Total Execution Time: 670.4078 seconds (670.7149 wall clock)

   ---User Time---   --System Time--   --User+System--   ---Wall Time---  --- Name ---
  289.2998 ( 43.7%)   0.1439 (  1.8%)  289.4437 ( 43.2%)  289.5775 ( 43.2%)  Structurize control flow
  124.9852 ( 18.9%)   0.0000 (  0.0%)  124.9852 ( 18.6%)  125.0289 ( 18.6%)  Machine Late Instructions Cleanup Pass
  45.2408 (  6.8%)   0.0000 (  0.0%)  45.2408 (  6.7%)  45.2740 (  6.8%)  SI Form memory clauses
  38.0358 (  5.7%)   0.0240 (  0.3%)  38.0598 (  5.7%)  38.0767 (  5.7%)  Simple Register Coalescing

Most of the time is spent in clearKillsForDef.

Hi Valery, thanks for the report! It would be nice if you posted your test case on github issues and assigned me (and/or yourself :)... I would think this could be fixed.
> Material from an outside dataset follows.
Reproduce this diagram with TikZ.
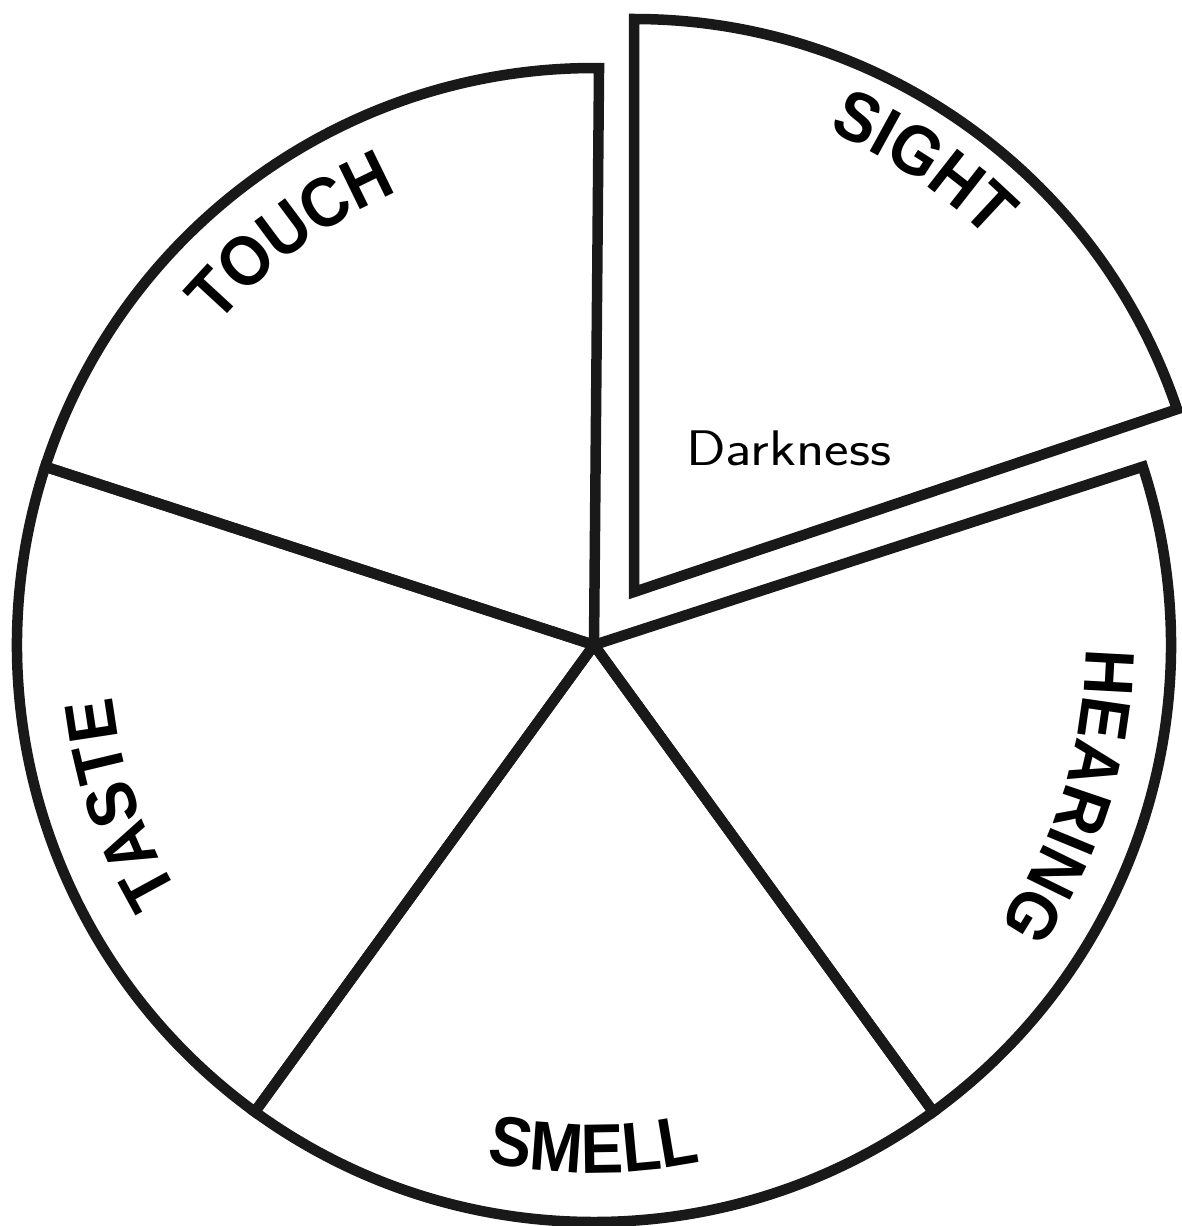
\documentclass[tikz,border=0pt]{standalone}
\usepackage{fontspec}
\usetikzlibrary{decorations.text}
\newfontfamily\lbf{Liberation Sans}[FakeStretch=0.91]
\newcommand\labfont{\lbf\bfseries\fontsize{70bp}{70bp}\selectfont}
\tikzset{
  slice/.style={draw=black!90, line width=10.5bp, line join=miter},
  curvelabel/.style={decorate, decoration={text along path, text={#1}, text align=center}}
}
\begin{document}
\begin{tikzpicture}[x=1bp,y=1bp]
\fill[white] (0,-1226) rectangle (1182,0);
\useasboundingbox (0,-1226) rectangle (1182,0);
\coordinate (C) at (594,-645);
\coordinate (A) at (634,-592);
% main pie slices
\path[slice] (C) -- ++(89.5:577bp) arc[start angle=89.5, end angle=162, radius=577bp] -- cycle; % touch
\path[slice] (C) -- ++(162:577bp) arc[start angle=162, end angle=234, radius=577bp] -- cycle; % taste
\path[slice] (C) -- ++(234:577bp) arc[start angle=234, end angle=306, radius=577bp] -- cycle; % smell
\path[slice] (C) -- ++(306:577bp) arc[start angle=306, end angle=378, radius=577bp] -- cycle; % hearing
% exploded sight slice
\path[slice] (A) -- ++(18.6:573bp) arc[start angle=18.6, end angle=90, radius=573bp] -- cycle;
% labels
\path[curvelabel={|\labfont|TOUCH}] (C) ++(154.5:494bp) arc[start angle=154.5, end angle=98.5, radius=494bp];
\path[curvelabel={|\labfont|SIGHT}] (A) ++(82:500bp) arc[start angle=82, end angle=30, radius=500bp];
\path[curvelabel={|\labfont|HEARING}] (C) ++(22.5:492bp) arc[start angle=22.5, end angle=-57.5, radius=492bp];
\path[curvelabel={|\labfont|TASTE}] (C) ++(230:484bp) arc[start angle=230, end angle=167, radius=484bp];
\path[curvelabel={|\labfont|SMELL}] (C) ++(240:528bp) arc[start angle=240, end angle=300, radius=528bp];
\node[anchor=base west, inner sep=0pt, font=\sffamily\fontsize{50bp}{50bp}\selectfont] (dark) at (686,-465) {\scalebox{1.17}[1]{Darkness}};
\end{tikzpicture}
\end{document}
Hi Valery, thanks for the report! It would be nice if you posted your test case on github issues and assigned me (and/or yourself :)... I would think this could be fixed.

Sorry for delay, done https://github.com/llvm/llvm-project/issues/61397. Maybe if you have the version with kill flag maps we can check if it works better on the testcase.

Hi Valery, thanks for the report! It would be nice if you posted your test case on github issues and assigned me (and/or yourself :)... I would think this could be fixed.

Sorry for delay, done https://github.com/llvm/llvm-project/issues/61397. Maybe if you have the version with kill flag maps we can check if it works better on the testcase.

Indeed, the kill flags map does seem to remedy this huge test case. My results and patch posted on github issues.

Anyone interested in compile time with this pass with huge functions, please feel free to contribute your opinion here.